How to Make Fresh Pasta
Fresh pasta is flour and eggs kneaded into a smooth dough, rested, then rolled thin and cut into shapes. The dough cooks in 2-3 minutes instead of the 8-12 minutes dried pasta needs.
Why it matters
Fresh pasta absorbs sauce differently than dried pasta because its porous texture hasn't hardened. The eggs create a tender bite that dried pasta can't match. You control the thickness, which means you can make paper-thin sheets for ravioli or thick strands for hearty ragu. Making it takes 45 minutes total, including rest time.
What you need
Steps
Pour flour onto your work surface and make a well 6 inches wide in the center. Crack eggs into the well. Add salt. Use a fork to beat eggs while slowly incorporating flour from the inner walls of the well. Keep mixing until you have a shaggy mess that looks like scrambled eggs with flour chunks.

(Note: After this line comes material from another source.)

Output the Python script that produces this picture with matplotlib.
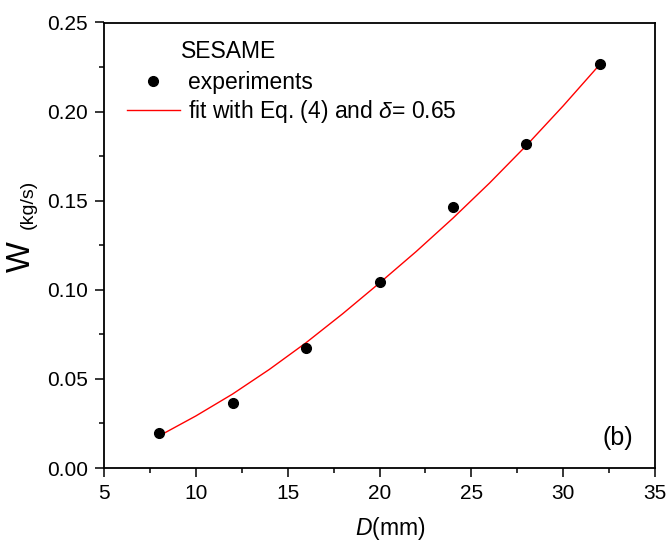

Gather the dough with your bench scraper into a rough ball. Knead for 8-10 minutes. Push with your palm heel, fold, rotate 90 degrees, repeat. The dough starts sticky and rough. After 5 minutes it feels smoother. Done when it bounces back slowly after you poke it and looks smooth as a baby's cheek.
Wrap dough tightly in plastic wrap. Rest 30 minutes at room temperature. The gluten needs time to relax. Skip this and your dough tears when rolling. After resting, the dough feels softer and stretches without springing back.

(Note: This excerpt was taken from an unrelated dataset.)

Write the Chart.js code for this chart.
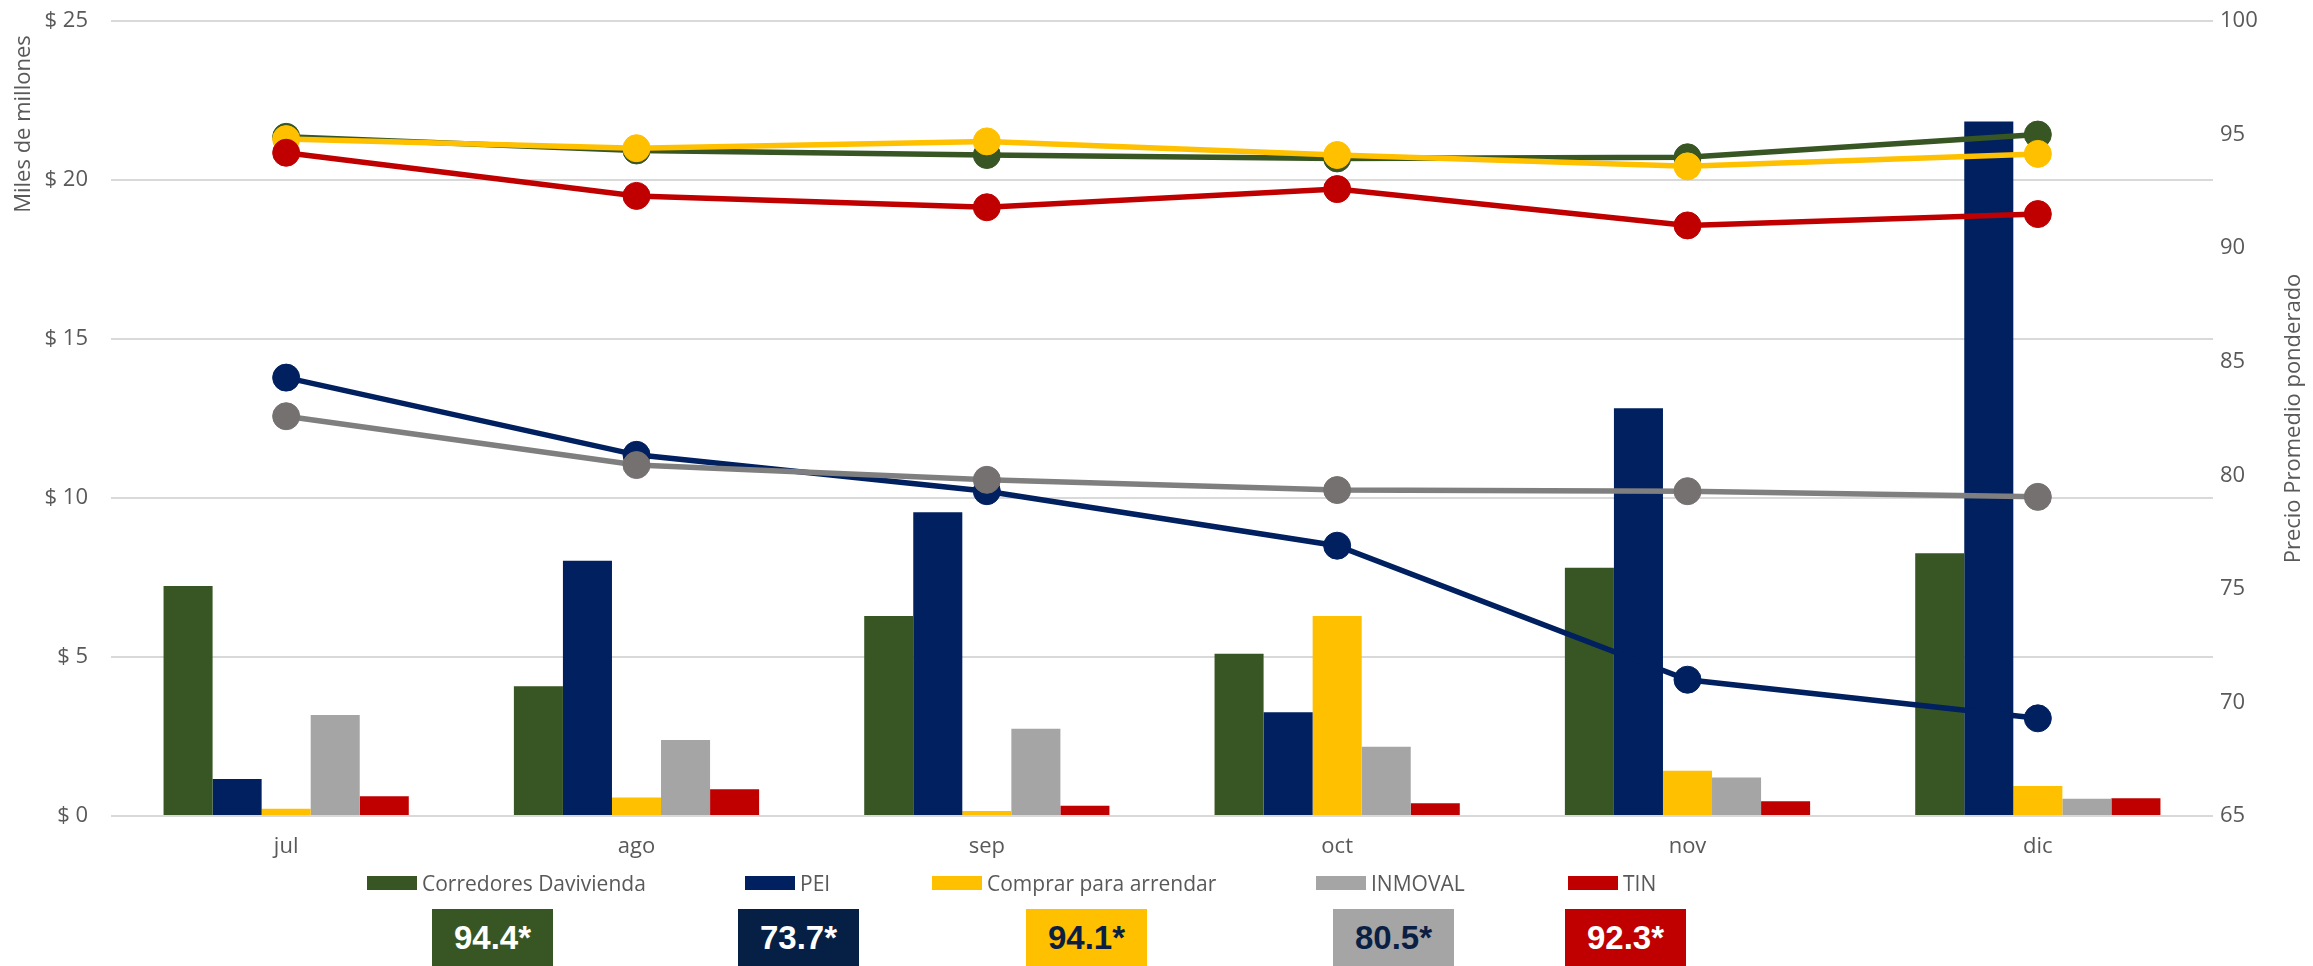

Cut dough into 4 pieces. Keep 3 wrapped while you work. Flatten one piece into a 1/2-inch thick disk. Dust both sides with flour.
Roll from center outward, rotating dough 90 degrees every few passes. Add flour when it sticks. Roll to 1/16-inch thickness for ravioli or 1/8-inch for fettuccine. Hold the sheet up to light. You should see your hand shadow through it. The dough feels smooth and slightly cool, like leather.
Let sheets dry 5 minutes before cutting. Surface should feel dry but not brittle. For fettuccine, fold sheet in half twice, then cut 1/4-inch strips. Unfold immediately and toss with flour. For ravioli, work quickly before edges dry out.
Cook fresh pasta in 6 quarts boiling salted water. Fettuccine takes 2-3 minutes. Filled ravioli needs 4-5 minutes. Test a piece. It should be tender with a slight firmness in the center. Fresh pasta floats when done and looks slightly translucent.
Common Mistakes
Adding too much flour during kneading
What happens: Pasta becomes tough and tastes like cardboard
Fix: Use just enough flour to prevent sticking, about 2 tablespoons total during kneading
Rolling dough when cold from the fridge
What happens: Dough tears and springs back instead of stretching
Fix: Always bring dough to room temperature, about 68-72F, before rolling
Skipping the rest period
What happens: Dough fights you when rolling and shrinks back
Fix: Rest minimum 30 minutes, up to 2 hours covered at room temperature
Making pasta sheets too thick
What happens: Pasta stays doughy inside even when outside is cooked
Fix: Roll until you see light through the sheet, about 1/16-inch for most shapes
Troubleshooting
Dough cracks and crumbles while kneading
Then: Sprinkle 1 tablespoon water over dough and knead it in. Repeat if needed until dough holds together
Pasta sticks together after cutting
Then: Toss immediately with semolina flour or lay pieces in single layer on floured baking sheet
Edges dry out before you finish shaping
Then: Cover unused portions with barely damp towel. Work faster next time or roll smaller batches
Related Techniques
FAQ
Can I make pasta without eggs?
Yes, use 1 cup water per 3 cups flour and add 2 tablespoons olive oil. Mix and knead the same way. Eggless pasta takes 5-7 minutes to cook instead of 2-3 minutes. The texture is firmer and less silky. Many southern Italian pastas like orecchiette use this method.
How long does fresh pasta last?
Fresh pasta keeps 2 days in the fridge in an airtight container with layers separated by parchment. Freeze up to 1 month on a floured baking sheet, then transfer to freezer bags. Cook frozen pasta directly in boiling water, adding 1-2 minutes to cooking time. Never thaw first or it turns mushy.
What flour works best?
All-purpose flour with 10-12% protein content works for most shapes. Italian 00 flour rolls easier because its finer grind absorbs eggs better. Bread flour at 13% protein makes chewier pasta. For every cup of all-purpose, you can substitute up to 1/3 cup whole wheat or semolina for different textures.
Why is my pasta gummy?
Gummy pasta means too much water in the pot or pasta too thick. Use 6 quarts water per pound of pasta. Roll sheets to 1/16-inch. Cook at a hard boil, not a simmer. Gummy texture also happens when pasta sits in cooking water after draining. Remove with tongs straight to the sauce instead.